Sure, squash is delish. But after a long, cold winter, you start to crave the bright, fresh flavors of spring. Enter these spring vegetable recipes, which will make enjoying those flavors easy.
Think crunchy asparagus with grains, salads filled with artichokes, radishes, and peas, and creative ways to use that first crop of leafy greens.
These dishes of course taste the best if you eat them while soaking up a little sunshine…or breathing in the scent of blooming tulips.
Spring Vegetable Recipes
If you’re looking for a dish that really celebrates spring’s veggie bounty, this is it. Peas, radishes, and artichokes all pop up fresh at the start of the season and are filled with vitamins and minerals. Greek yogurt and hemp seeds add protein and a whole lot of other goodness.

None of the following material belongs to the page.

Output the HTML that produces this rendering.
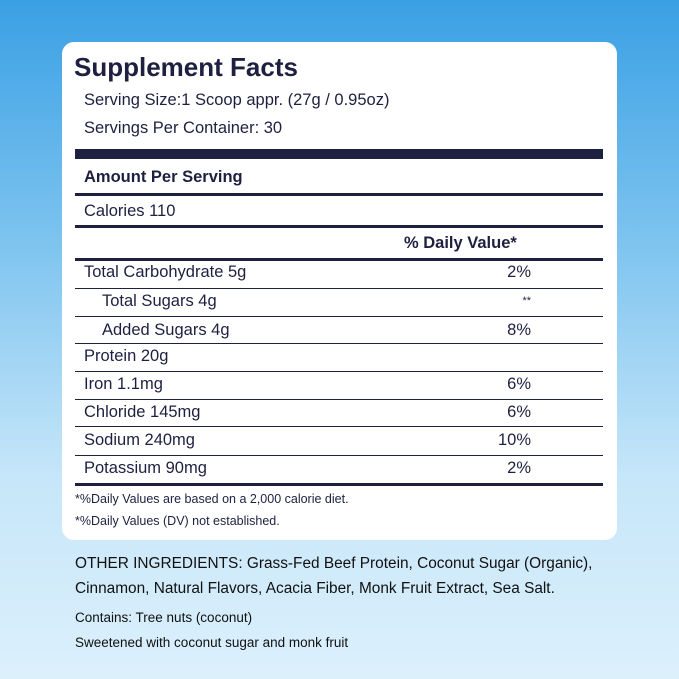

Fresh spring carrots, green onions, and snow peas are paired with nutrient-powerhouse Napa cabbage: The cousin to kale delivers antioxidants like vitamin C, fiber, and vitamin K. Serve the crunchy, zesty slaw alongside burgers, fish, or almost any other protein.
Farro is an ancient grain that’s an excellent source of protein, vitamins, and minerals and is also higher in fiber than brown rice or quinoa. Its dense, chewy texture pairs perfectly with crunchy, fresh asparagus.
Leeks deliver a mild onion flavor and strong health benefits. They contain carotenoids, calcium, iron, and vitamins A and K. Paired with nutrient-dense spinach and goat cheese for protein, this dish is creamy, delicious goodness.